The work so far has mostly been working out the requirements & design, and analyzing the code to find candidates for changes. I'm still mostly at the "setting up testing" phase of implementation, since I'm hesitant to make substantial changes to the code base without being able to run the full regression suite. So there's not much real code to share yet.

would not the most user-friendly way of adding Matlab Parallel Server support be to add it as one of the cluster types in qsubcellfun?

I agree with Robert here: qsubcellfun is not a standard Matlab function, and it looks like it has its own learning curve. PCT-enabling some FieldTrip functions seems even user-friendlier: we may be able to get the usage instructions down to basically just "Turn on a PCT worker pool and then run your code as normal". We could also look at adding PCT/Matlab Parallel Server as another cluster type supported by qsubcellfun, but I think that should be a secondary goal.

I also think that internal PCT support is finer-grained that qsubcellfun in some cases, so it could be used to speed up smaller pieces of initial exploratory/developmental work that may not benefit so much from qsubcellfun.

If the user follows those instructions, will that lead to nested-parallelization when also lower-level parallelization is added?

I do not think so. parfor will only parallelize if your client session is connected to a Matlab PCT worker pool. If you are using a different parallelization solution, you won't have a PCT pool connected, too. And even if you did, using the alternate batch submissions should bypass the PCT and submit to the other parallel processor, because the parfor only happens at the point of the execution of that line of code, which doesn't happen on the client in this case. I think the only situation where double-parallelization would happen is if the workers in your custom parallel pool were themselves configured as Matlab PCT clients connected to a PCT/MPS worker pool. Which would be a rather unusual situation, and if that were the case, well, it seems to me like that configuration is explicitly asking for double-parallelization like this?

Though: Is there a use case where a user might be connected to both a Matlab PCT pool and another type of parallel processor in the same session, and we should worry about this some more?
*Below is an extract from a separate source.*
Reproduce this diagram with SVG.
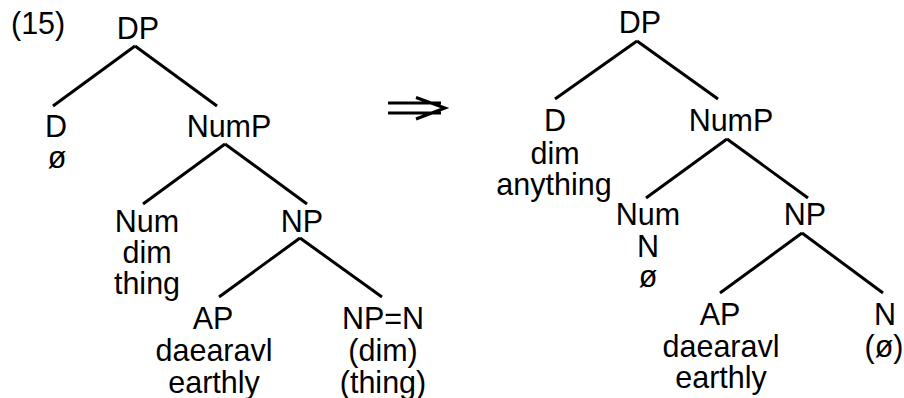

On testing the parallelization work...

This agrees with my understanding. I also have nothing much to add.

If there is any instrumentation to watch the runtime / memory usage, I expect it to be Matlab code, inside either the testscript or the modified Fieldtrip software, that generates logs to be analyzed, and can be zipped-and-emailed (or submitted to a repo).

Yes. I intend the testscript to produce a zip file of the test & measurement results, and it will output the path to it at the end of execution, and you just get that file back to me through email or some other transfer mechanism we decide on. (Probably something else, because the result files may well be large.)

I am out of town this weekend, and will be back in touch early next week.

robertoostenveld commented 2 years ago

Let me get back to the nested parallelization, which I skipped over in my previous reply. In my experience (with 100s of users on our compute cluster over the years) once in a while someone will indeed figure out that this is technically possible, and then quickly learn (they are closely monitoring their batches as they are still in a mindset of trying to speed things up) that it is not optimal because of the two levels competing for resources. It is also quite easy to explain, and most researchers naturally understand that somehow it might not work as it feels a bit like a perpetuum mobile.

Of course there are cluster configurations conceivable where nested parallelization might actually have benefits. People that work with and understand those cluster configurations have IT skills at such a level that we don't have to worry about them. Instead we target the much simpler embarrassingly parallel workloads.